Even if there are no such internal rules, in certain cases obligation to safeguard trade secrets can still be triggered. This would be the case when it is possible to understand that information is highly sensitive and circumstances dictate that it should be treated as a trade secret.

It is good practise to clearly document and detail internal confidentiality rules and issues in addition to the default statutory rules in order to protect company’s sensitive information and expertise.
Such documents should clearly state what information is regarded as confidential and how long such obligations should be valid and it prevents and facilitates former employees from using it against the interests of the company.

Finally, Miliauskas addressed non-competition obligations, often being combined with the confidentiality obligations. Lithuanian case law clearly states that non-competition rules should not be treated in the same way as confidentiality obligations as there is clear legal distinction between non-competition and confidentiality clauses even when they are inserted into the same agreement.

The most important legal requirement for non-compete obligations to be valid is adequate and proportional compensation. The more restrictions such as length of time, intensity, and breadth of territory are applied towards the employee, the higher the compensation should be. Current case law foresees compensation of approximately 20% of salary.

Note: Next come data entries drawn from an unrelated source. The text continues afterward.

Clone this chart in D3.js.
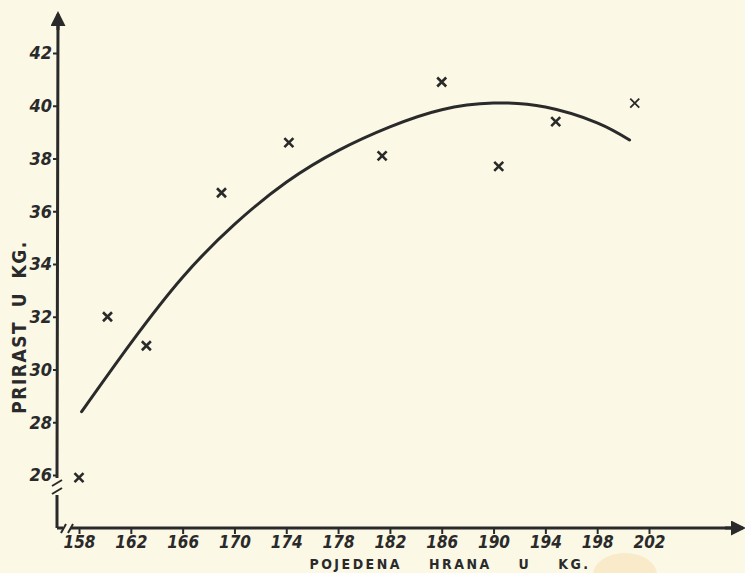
<!DOCTYPE html>
<html><head><meta charset="utf-8">
<script src="https://cdn.jsdelivr.net/npm/d3@7"></script>
<style>
html,body{margin:0;padding:0;background:#fbf8e6;}
svg{display:block;}
</style></head>
<body>
<script>
// Observed points: food eaten (kg) vs gain (kg)
const foodEaten = [158.0, 160.2, 163.2, 169.0, 174.2, 181.4, 186.0, 190.4, 194.8, 200.9];
const weightGain = [25.9, 32.0, 30.9, 36.7, 38.6, 38.1, 40.9, 37.7, 39.4, 40.1];
// Fitted curve
const curveX = [158.2, 162, 166, 170, 174, 178, 182, 186, 190, 194, 198, 200.5];
const curveY = [28.4, 31.0, 33.5, 35.5, 37.1, 38.3, 39.2, 39.85, 40.1, 39.95, 39.35, 38.7];
const xTicks = [158, 162, 166, 170, 174, 178, 182, 186, 190, 194, 198, 202];
const yTicks = [26, 28, 30, 32, 34, 36, 38, 40, 42];
const xTitle = "POJEDENA HRANA U KG.";
const yTitle = "PRIRAST U KG.";

const W = 745, H = 573;
const ink = "#2a2a2a";
const font = "'DejaVu Sans Condensed','DejaVu Sans',sans-serif";

const svg = d3.select("body").append("svg").attr("width", W).attr("height", H);
svg.append("rect").attr("width", W).attr("height", H).attr("fill", "#fbf8e6");
// faint stain at bottom
svg.append("ellipse").attr("cx", 625).attr("cy", 575).attr("rx", 32).attr("ry", 22).attr("fill", "#f9e6c2").attr("opacity", 0.8);

const x = d3.scaleLinear().domain([158, 202]).range([79, 649]);
const y = d3.scaleLinear().domain([26, 42]).range([475, 53]);

const axX0 = 57, axY0 = 528;

// axis lines with arrows
svg.append("defs").append("marker").attr("id", "arr").attr("viewBox", "0 0 10 10")
  .attr("refX", 8).attr("refY", 5).attr("markerWidth", 5).attr("markerHeight", 5).attr("orient", "auto")
  .append("path").attr("d", "M0,0 L10,5 L0,10 Z").attr("fill", ink);

svg.append("path").attr("d", `M${axX0},${axY0} L${axX0},495 M${axX0},478 L${axX0+1},16`)
  .attr("stroke", ink).attr("stroke-width", 3).attr("fill", "none");
svg.append("line").attr("x1", axX0 + 1).attr("y1", 30).attr("x2", axX0 + 1).attr("y2", 14)
  .attr("stroke", ink).attr("stroke-width", 3).attr("marker-end", "url(#arr)");
// y break marks
svg.append("path").attr("d", `M${axX0-5},${486} L${axX0+5},${480} M${axX0-5},${494} L${axX0+5},${488}`)
  .attr("stroke", ink).attr("stroke-width", 2).attr("fill", "none");

svg.append("path").attr("d", `M${axX0},${axY0} L${axX0+6},${axY0} M${axX0+14},${axY0} L742,${axY0}`)
  .attr("stroke", ink).attr("stroke-width", 3).attr("fill", "none");
svg.append("line").attr("x1", 725).attr("y1", axY0).attr("x2", 743).attr("y2", axY0)
  .attr("stroke", ink).attr("stroke-width", 3).attr("marker-end", "url(#arr)");
svg.append("path").attr("d", `M${axX0+4},${axY0+5} L${axX0+9},${axY0-4} M${axX0+11},${axY0+5} L${axX0+16},${axY0-4}`)
  .attr("stroke", ink).attr("stroke-width", 2).attr("fill", "none");

// axes via d3
const gx = svg.append("g").attr("transform", `translate(0,${axY0})`)
  .call(d3.axisBottom(x).tickValues(xTicks).tickSize(6).tickPadding(2).tickFormat(d3.format("d")));
gx.select(".domain").remove();
gx.selectAll(".tick line").attr("stroke", ink).attr("stroke-width", 2);
gx.selectAll(".tick text").attr("fill", ink).attr("font-family", font).attr("font-weight", "bold")
  .attr("font-style", "italic").attr("font-size", 17).attr("dy", "0.72em");

const gy = svg.append("g").attr("transform", `translate(${axX0},0)`)
  .call(d3.axisLeft(y).tickValues(yTicks).tickSize(4).tickPadding(1).tickFormat(d3.format("d")));
gy.select(".domain").remove();
gy.selectAll(".tick line").attr("stroke", ink).attr("stroke-width", 2);
gy.selectAll(".tick text").attr("fill", ink).attr("font-family", font).attr("font-weight", "bold")
  .attr("font-style", "italic").attr("font-size", 18);

// titles
svg.append("text").attr("transform", "translate(26,327) rotate(-90)").attr("text-anchor", "middle")
  .attr("font-family", font).attr("font-weight", "bold").attr("font-size", 19)
  .attr("letter-spacing", 1.5).attr("word-spacing", 6).attr("fill", ink).text(yTitle);
svg.append("text").attr("x", 450).attr("y", 569).attr("text-anchor", "middle")
  .attr("font-family", font).attr("font-weight", "bold").attr("font-size", 14)
  .attr("letter-spacing", 2.5).attr("word-spacing", 20).attr("fill", ink).text(xTitle);

// fitted curve
const pts = curveX.map((v, i) => [x(v), y(curveY[i])]);
svg.append("path").attr("d", d3.line().curve(d3.curveNatural)(pts))
  .attr("fill", "none").attr("stroke", ink).attr("stroke-width", 3).attr("stroke-linecap", "round");

// crosses
const s = 4.5;
svg.append("g").selectAll("path").data(foodEaten).join("path")
  .attr("d", (d, i) => {
    const cx = x(d), cy = y(weightGain[i]);
    return `M${cx-s},${cy-s} L${cx+s},${cy+s} M${cx-s},${cy+s} L${cx+s},${cy-s}`;
  })
  .attr("stroke", ink).attr("stroke-width", (d, i) => i === foodEaten.length - 1 ? 1.8 : 2.6).attr("fill", "none");
</script>
</body></html>
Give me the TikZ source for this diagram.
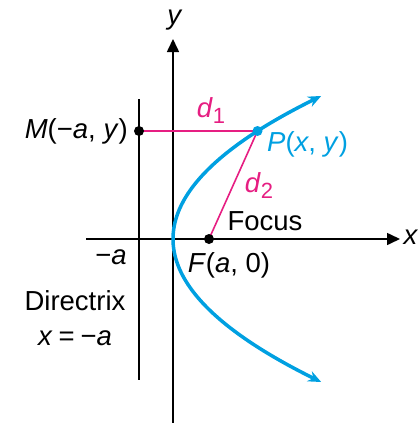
\documentclass[tikz,border=0pt]{standalone}
\usepackage{fontspec}
\setmainfont{Liberation Sans}
\usetikzlibrary{arrows.meta}
\definecolor{pcyan}{RGB}{0,160,225}
\definecolor{pmag}{RGB}{230,30,130}
\newcommand{\subnum}[1]{\raisebox{-6pt}{\fontsize{22}{22}\selectfont #1}}
\begin{document}
\begin{tikzpicture}[x=1pt,y=-1pt,
  lbl/.style={font=\fontsize{27.5}{31}\selectfont, inner sep=0pt},
  axisline/.style={line width=1.6pt, -{Triangle[length=13pt,width=12pt]}},
  distline/.style={pmag, line width=1.6pt},
  dotnode/.style={circle, fill, inner sep=0pt, minimum size=10pt}]
\useasboundingbox (0,0) rectangle (419,423);
% axes
\coordinate (xs) at (86,239);
\coordinate (xe) at (400,239);
\coordinate (ys) at (173,423);
\coordinate (ye) at (173,39);
\draw[axisline] (xs) -- (xe);
\draw[axisline] (ys) -- (ye);
\node[lbl] (xl) at (411,237) {\textit{x}};
\node[lbl] (yl) at (175,20) {\textit{y}};
% directrix
\coordinate (dt) at (139,99);
\coordinate (db) at (139,380);
\draw[line width=1.6pt] (dt) -- (db);
% parabola
\draw[pcyan, line width=3.5pt, {Stealth[length=13pt,width=11pt]}-{Stealth[length=13pt,width=11pt]}]
  plot[domain=-143:143, samples=80, smooth] ({173+(\x/138)*\x},{239-\x});
% points
\coordinate (Mc) at (139,131);
\coordinate (Pc) at (257.5,131);
\coordinate (Fc) at (209,239);
\draw[distline] (Mc) -- (Pc);
\draw[distline] (Pc) -- (Fc);
\node[dotnode] (M) at (Mc) {};
\node[dotnode, pcyan] (P) at (Pc) {};
\node[dotnode] (F) at (Fc) {};
% labels
\node[lbl, anchor=east] (Ml) at (128,131) {\textit{M}(−\textit{a}, \textit{y})};
\node[lbl, text=pmag] (d1) at (211,111) {\textit{d}\subnum{1}};
\node[lbl, anchor=west, text=pcyan] (Pl) at (267,144) {\textit{P}(\textit{x}, \textit{y})};
\node[lbl, text=pmag] (d2) at (259,186) {\textit{d}\subnum{2}};
\node[lbl] (focus) at (265,221) {Focus};
\node[lbl] (Fl) at (229,265) {\textit{F}(\textit{a}, 0)};
\node[lbl] (ma) at (111,257) {−\textit{a}};
\node[lbl] (dir) at (75,301) {Directrix};
\node[lbl] (deq) at (75,338) {\textit{x}\hspace{6pt}=\hspace{6pt}−\textit{a}};
\end{tikzpicture}
\end{document}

The new Labour Code sets the minimum threshold to 40% of the average salary of particular employee. When no compensation is paid, the CEO is not obliged to abstain from starting competing activities or working for direct competitors of the company.

It is best to insert confidentiality and non-competition clauses in an employment agreement, as well defining them in annexes to the agreement or even as separate agreements, provided they are valid and contain legally binding clauses.

Breaches of such obligations can be a cause of civil action against the employee in breach to compensate damages to the employing company.